** Begin Recorded information **

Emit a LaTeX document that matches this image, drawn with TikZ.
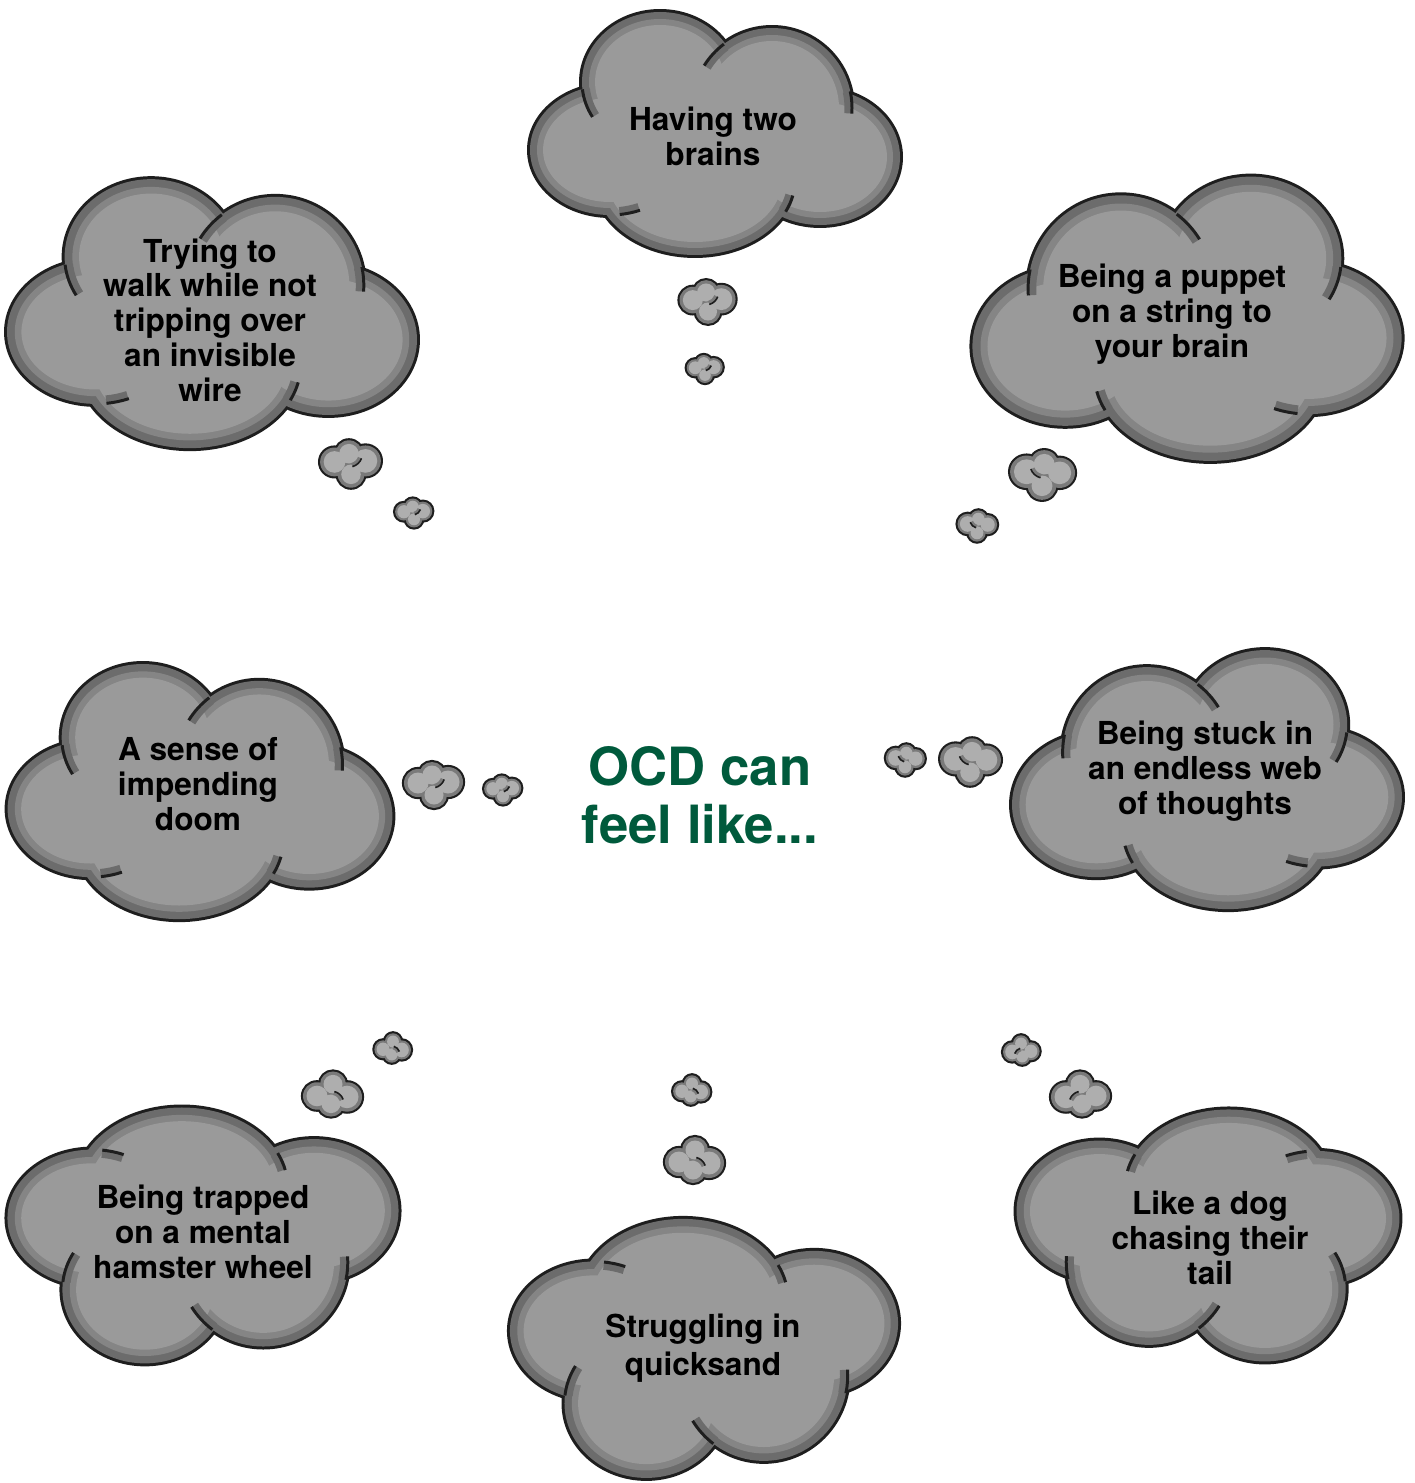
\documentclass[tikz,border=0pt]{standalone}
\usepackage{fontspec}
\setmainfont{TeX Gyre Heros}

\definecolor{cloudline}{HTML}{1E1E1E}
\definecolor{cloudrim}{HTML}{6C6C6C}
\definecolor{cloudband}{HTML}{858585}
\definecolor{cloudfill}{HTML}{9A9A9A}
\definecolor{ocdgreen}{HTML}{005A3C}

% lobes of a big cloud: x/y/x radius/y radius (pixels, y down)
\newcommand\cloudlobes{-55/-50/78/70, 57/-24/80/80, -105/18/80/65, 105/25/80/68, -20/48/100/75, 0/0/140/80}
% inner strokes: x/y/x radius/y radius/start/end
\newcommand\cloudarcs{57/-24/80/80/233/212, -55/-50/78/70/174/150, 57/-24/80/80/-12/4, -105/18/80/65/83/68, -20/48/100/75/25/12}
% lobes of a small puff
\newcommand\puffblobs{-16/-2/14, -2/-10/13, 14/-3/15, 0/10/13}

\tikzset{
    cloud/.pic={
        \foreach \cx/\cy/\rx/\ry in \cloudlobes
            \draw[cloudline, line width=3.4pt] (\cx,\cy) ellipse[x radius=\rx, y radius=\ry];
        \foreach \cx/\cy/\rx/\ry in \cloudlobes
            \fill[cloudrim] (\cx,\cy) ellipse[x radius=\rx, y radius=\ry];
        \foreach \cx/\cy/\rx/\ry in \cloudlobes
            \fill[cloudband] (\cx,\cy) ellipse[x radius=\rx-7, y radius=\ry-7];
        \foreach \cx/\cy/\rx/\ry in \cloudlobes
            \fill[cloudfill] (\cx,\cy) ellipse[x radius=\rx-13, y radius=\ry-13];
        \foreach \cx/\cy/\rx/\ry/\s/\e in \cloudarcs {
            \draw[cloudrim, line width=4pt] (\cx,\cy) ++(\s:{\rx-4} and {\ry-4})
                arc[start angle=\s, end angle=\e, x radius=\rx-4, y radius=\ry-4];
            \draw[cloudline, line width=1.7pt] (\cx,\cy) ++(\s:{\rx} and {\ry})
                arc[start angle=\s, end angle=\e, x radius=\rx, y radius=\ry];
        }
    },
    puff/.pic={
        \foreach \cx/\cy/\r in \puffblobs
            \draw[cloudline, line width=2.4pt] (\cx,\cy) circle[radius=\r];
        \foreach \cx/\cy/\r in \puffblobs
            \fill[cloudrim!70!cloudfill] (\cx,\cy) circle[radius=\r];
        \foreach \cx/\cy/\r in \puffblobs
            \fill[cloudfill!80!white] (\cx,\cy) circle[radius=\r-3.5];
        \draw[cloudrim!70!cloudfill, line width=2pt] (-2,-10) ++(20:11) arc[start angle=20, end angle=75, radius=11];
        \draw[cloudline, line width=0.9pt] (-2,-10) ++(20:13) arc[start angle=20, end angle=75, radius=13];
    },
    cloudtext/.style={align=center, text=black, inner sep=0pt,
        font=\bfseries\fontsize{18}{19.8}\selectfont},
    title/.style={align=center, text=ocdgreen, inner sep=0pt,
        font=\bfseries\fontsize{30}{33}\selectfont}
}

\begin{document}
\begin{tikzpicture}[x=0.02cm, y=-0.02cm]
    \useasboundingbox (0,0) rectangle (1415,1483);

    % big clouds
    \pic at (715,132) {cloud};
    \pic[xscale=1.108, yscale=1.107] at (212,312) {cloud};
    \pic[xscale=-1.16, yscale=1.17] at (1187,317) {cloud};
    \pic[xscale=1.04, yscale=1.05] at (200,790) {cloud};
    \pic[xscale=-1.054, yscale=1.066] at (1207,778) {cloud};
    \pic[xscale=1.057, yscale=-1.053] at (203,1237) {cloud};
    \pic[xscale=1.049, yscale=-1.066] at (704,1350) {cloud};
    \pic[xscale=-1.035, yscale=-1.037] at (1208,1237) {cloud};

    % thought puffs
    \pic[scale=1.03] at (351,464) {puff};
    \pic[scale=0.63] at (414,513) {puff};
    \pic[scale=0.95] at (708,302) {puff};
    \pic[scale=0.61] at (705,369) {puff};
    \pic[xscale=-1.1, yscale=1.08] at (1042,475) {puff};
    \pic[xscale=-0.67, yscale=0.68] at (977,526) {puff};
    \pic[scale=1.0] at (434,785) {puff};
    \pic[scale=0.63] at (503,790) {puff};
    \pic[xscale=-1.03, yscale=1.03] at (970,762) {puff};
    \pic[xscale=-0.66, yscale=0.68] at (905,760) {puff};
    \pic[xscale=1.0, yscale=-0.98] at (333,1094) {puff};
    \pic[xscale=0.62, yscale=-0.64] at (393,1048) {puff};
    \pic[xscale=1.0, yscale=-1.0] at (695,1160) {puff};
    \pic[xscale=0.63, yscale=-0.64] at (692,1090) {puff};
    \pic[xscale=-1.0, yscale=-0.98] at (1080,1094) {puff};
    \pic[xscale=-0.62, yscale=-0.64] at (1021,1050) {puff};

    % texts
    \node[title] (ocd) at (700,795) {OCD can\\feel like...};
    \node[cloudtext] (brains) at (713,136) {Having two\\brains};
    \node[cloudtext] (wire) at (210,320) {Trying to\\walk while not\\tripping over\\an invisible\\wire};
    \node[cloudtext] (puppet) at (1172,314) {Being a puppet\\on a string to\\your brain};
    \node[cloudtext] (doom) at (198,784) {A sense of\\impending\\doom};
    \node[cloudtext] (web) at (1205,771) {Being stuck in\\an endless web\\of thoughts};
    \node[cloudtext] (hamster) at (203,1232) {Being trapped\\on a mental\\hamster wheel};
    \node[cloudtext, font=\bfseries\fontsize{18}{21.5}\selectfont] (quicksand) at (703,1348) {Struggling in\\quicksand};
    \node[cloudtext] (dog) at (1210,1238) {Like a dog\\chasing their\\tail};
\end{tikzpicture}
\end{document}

** End Recorded information **

Problem to work on:
Copy the material above exactly and drop the pictures.

Written answer:
Emit a LaTeX document that matches this image, drawn with TikZ.
\documentclass[tikz,border=0pt]{standalone}
\usepackage{fontspec}
\setmainfont{TeX Gyre Heros}

\definecolor{cloudline}{HTML}{1E1E1E}
\definecolor{cloudrim}{HTML}{6C6C6C}
\definecolor{cloudband}{HTML}{858585}
\definecolor{cloudfill}{HTML}{9A9A9A}
\definecolor{ocdgreen}{HTML}{005A3C}

% lobes of a big cloud: x/y/x radius/y radius (pixels, y down)
\newcommand\cloudlobes{-55/-50/78/70, 57/-24/80/80, -105/18/80/65, 105/25/80/68, -20/48/100/75, 0/0/140/80}
% inner strokes: x/y/x radius/y radius/start/end
\newcommand\cloudarcs{57/-24/80/80/233/212, -55/-50/78/70/174/150, 57/-24/80/80/-12/4, -105/18/80/65/83/68, -20/48/100/75/25/12}
% lobes of a small puff
\newcommand\puffblobs{-16/-2/14, -2/-10/13, 14/-3/15, 0/10/13}

\tikzset{
    cloud/.pic={
        \foreach \cx/\cy/\rx/\ry in \cloudlobes
            \draw[cloudline, line width=3.4pt] (\cx,\cy) ellipse[x radius=\rx, y radius=\ry];
        \foreach \cx/\cy/\rx/\ry in \cloudlobes
            \fill[cloudrim] (\cx,\cy) ellipse[x radius=\rx, y radius=\ry];
        \foreach \cx/\cy/\rx/\ry in \cloudlobes
            \fill[cloudband] (\cx,\cy) ellipse[x radius=\rx-7, y radius=\ry-7];
        \foreach \cx/\cy/\rx/\ry in \cloudlobes
            \fill[cloudfill] (\cx,\cy) ellipse[x radius=\rx-13, y radius=\ry-13];
        \foreach \cx/\cy/\rx/\ry/\s/\e in \cloudarcs {
            \draw[cloudrim, line width=4pt] (\cx,\cy) ++(\s:{\rx-4} and {\ry-4})
                arc[start angle=\s, end angle=\e, x radius=\rx-4, y radius=\ry-4];
            \draw[cloudline, line width=1.7pt] (\cx,\cy) ++(\s:{\rx} and {\ry})
                arc[start angle=\s, end angle=\e, x radius=\rx, y radius=\ry];
        }
    },
    puff/.pic={
        \foreach \cx/\cy/\r in \puffblobs
            \draw[cloudline, line width=2.4pt] (\cx,\cy) circle[radius=\r];
        \foreach \cx/\cy/\r in \puffblobs
            \fill[cloudrim!70!cloudfill] (\cx,\cy) circle[radius=\r];
        \foreach \cx/\cy/\r in \puffblobs
            \fill[cloudfill!80!white] (\cx,\cy) circle[radius=\r-3.5];
        \draw[cloudrim!70!cloudfill, line width=2pt] (-2,-10) ++(20:11) arc[start angle=20, end angle=75, radius=11];
        \draw[cloudline, line width=0.9pt] (-2,-10) ++(20:13) arc[start angle=20, end angle=75, radius=13];
    },
    cloudtext/.style={align=center, text=black, inner sep=0pt,
        font=\bfseries\fontsize{18}{19.8}\selectfont},
    title/.style={align=center, text=ocdgreen, inner sep=0pt,
        font=\bfseries\fontsize{30}{33}\selectfont}
}

\begin{document}
\begin{tikzpicture}[x=0.02cm, y=-0.02cm]
    \useasboundingbox (0,0) rectangle (1415,1483);

    % big clouds
    \pic at (715,132) {cloud};
    \pic[xscale=1.108, yscale=1.107] at (212,312) {cloud};
    \pic[xscale=-1.16, yscale=1.17] at (1187,317) {cloud};
    \pic[xscale=1.04, yscale=1.05] at (200,790) {cloud};
    \pic[xscale=-1.054, yscale=1.066] at (1207,778) {cloud};
    \pic[xscale=1.057, yscale=-1.053] at (203,1237) {cloud};
    \pic[xscale=1.049, yscale=-1.066] at (704,1350) {cloud};
    \pic[xscale=-1.035, yscale=-1.037] at (1208,1237) {cloud};

    % thought puffs
    \pic[scale=1.03] at (351,464) {puff};
    \pic[scale=0.63] at (414,513) {puff};
    \pic[scale=0.95] at (708,302) {puff};
    \pic[scale=0.61] at (705,369) {puff};
    \pic[xscale=-1.1, yscale=1.08] at (1042,475) {puff};
    \pic[xscale=-0.67, yscale=0.68] at (977,526) {puff};
    \pic[scale=1.0] at (434,785) {puff};
    \pic[scale=0.63] at (503,790) {puff};
    \pic[xscale=-1.03, yscale=1.03] at (970,762) {puff};
    \pic[xscale=-0.66, yscale=0.68] at (905,760) {puff};
    \pic[xscale=1.0, yscale=-0.98] at (333,1094) {puff};
    \pic[xscale=0.62, yscale=-0.64] at (393,1048) {puff};
    \pic[xscale=1.0, yscale=-1.0] at (695,1160) {puff};
    \pic[xscale=0.63, yscale=-0.64] at (692,1090) {puff};
    \pic[xscale=-1.0, yscale=-0.98] at (1080,1094) {puff};
    \pic[xscale=-0.62, yscale=-0.64] at (1021,1050) {puff};

    % texts
    \node[title] (ocd) at (700,795) {OCD can\\feel like...};
    \node[cloudtext] (brains) at (713,136) {Having two\\brains};
    \node[cloudtext] (wire) at (210,320) {Trying to\\walk while not\\tripping over\\an invisible\\wire};
    \node[cloudtext] (puppet) at (1172,314) {Being a puppet\\on a string to\\your brain};
    \node[cloudtext] (doom) at (198,784) {A sense of\\impending\\doom};
    \node[cloudtext] (web) at (1205,771) {Being stuck in\\an endless web\\of thoughts};
    \node[cloudtext] (hamster) at (203,1232) {Being trapped\\on a mental\\hamster wheel};
    \node[cloudtext, font=\bfseries\fontsize{18}{21.5}\selectfont] (quicksand) at (703,1348) {Struggling in\\quicksand};
    \node[cloudtext] (dog) at (1210,1238) {Like a dog\\chasing their\\tail};
\end{tikzpicture}
\end{document}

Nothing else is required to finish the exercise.